From the above emaple I would like to scrap data and tags in arrays. In the result I would like an array containing: arr = [h1,p,h2]; and another array: arr2 = [This is h1,This is paragraph,This is h2]

$str = <<<EOF
<div class='room'>
<h1>This is a h1</h1>
<p>This is a Paragraph</p>
<h2>This is h2</h2>
</div>
EOF;

$html = str_get_html($str);

foreach($html->find('.room *') as $el){
  $arr[] = $el->tag;
  $arr2[] = $el->text();
}

Try this;

$str = "<div class='room'>
<h1>This is a h1</h1>
<p>This is a Paragraph</p>
<h2>This is h2</h2>
</div>";

$arr = explode(PHP_EOL, $str);

$res =array();
Foreach($arr as $row){
    If(!strpos($row, "div") !== False){
        $res[substr($row, 1, strpos($row, ">")-1)] = strip_tags($row); 
    }
}

Var_dump($res);

https://3v4l.org/8TkIT

It loops through one line at the time and creates the array with named keys.

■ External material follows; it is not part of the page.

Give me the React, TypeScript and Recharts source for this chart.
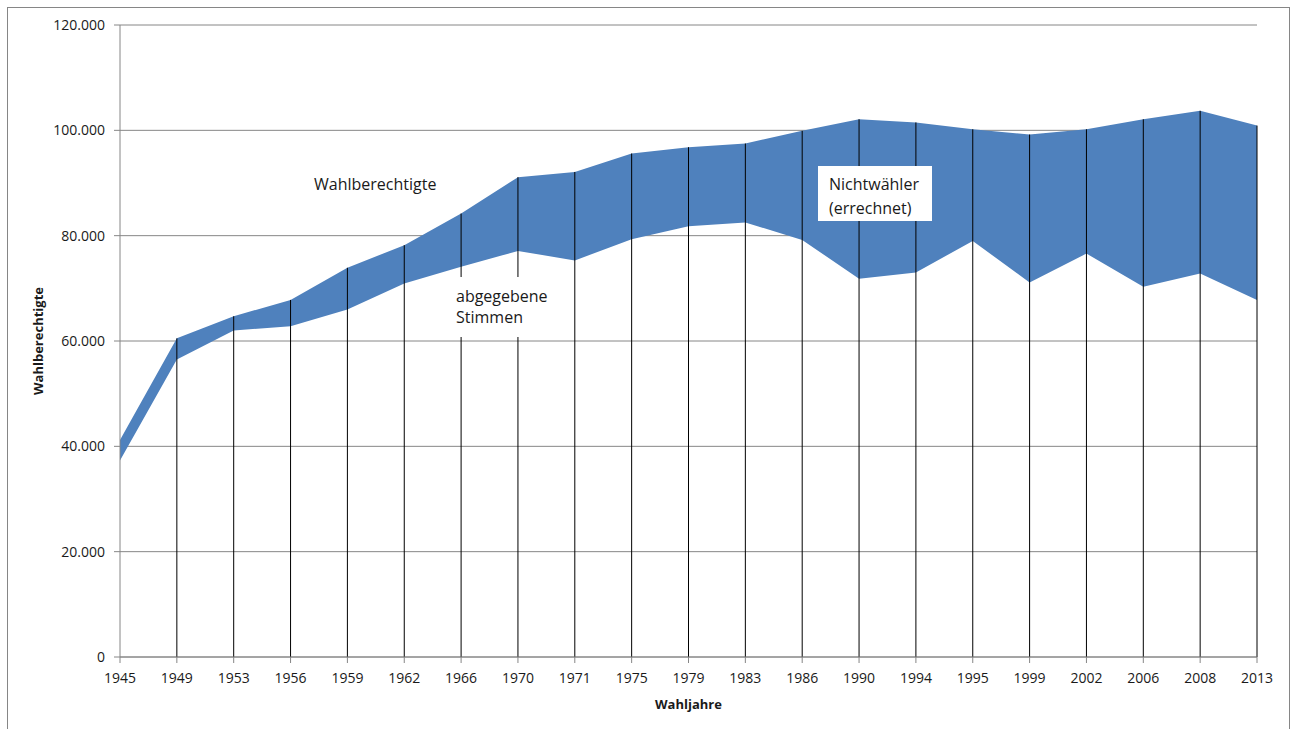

Edit if there is more than one room you can make it multidimensional like this:
https://3v4l.org/DdXVd

$str = "<div class='room'>
<h1>This is a h1</h1>
<p>This is a Paragraph</p>
<h2>This is h2</h2>
</div>
<div class='room2'>
<h1>This is a h1</h1>
<p>This is a Paragraph</p>
<h2>This is h2</h2>
</div>";

$arr = explode(PHP_EOL, $str);

$res =array();
Foreach($arr as $row){
    If(strpos($row, "div") !== False){
        $pos1 = strpos($row, "'")+1;
        $room = substr($row, $pos1, strpos($row, "'", $pos1)-$pos1);
    }Else{
        $pos1 = strpos($row, "<")+1;
        $res[$room][substr($row, strpos($row, "<")+1, strpos($row, ">")-$pos1)] = trim(strip_tags($row)); 
    }
}

Var_dump($res);

Assuming the elements are known you could use the domdocument's getelementsbytagname like this:

$html = "<div class='room'>
<h1>This is a h1</h1>
<p>This is a Paragraph</p>
<h2>This is h2</h2>
</div>";
$doc = new DOMDocument();
$doc->loadhtML($html);
$elements = array();
$content = array();
function iterate_elements($array, $doc){
     global $elements, $content;
     foreach($array as $element){
          $the_element = $doc->getElementsByTagName($element);
          foreach($the_element as $target){
               $content[] = $target->textContent;
               //$target->tagName;         
          }
          if(!empty($the_element->length)) {
               $elements[] =  $element;
         }
     }
}
iterate_elements(array('h1','p', 'h2'), $doc);
print_r($elements);
print_r($content);

Demo: https://eval.in/825860

try below code.

$html = "<div class='room'>
<h1>This is a h1</h1>
<p>This is a Paragraph</p>
<h2>This is h2</h2>
</div>";

$dom = new SimpleXMLElement( $html );

$values = array_filter( array_values( (array) $dom ), function ( $i ) { return ! is_array( $i ); } );
$keys = array_filter( array_keys( (array) $dom ), function ( $i ) { return $i != '@attributes'; } );

print_r( $values ); // This is a h1, This is a Paragraph, This is h2
print_r( $keys ); // h1, p, h2

I used array_filter for remove div tag from result.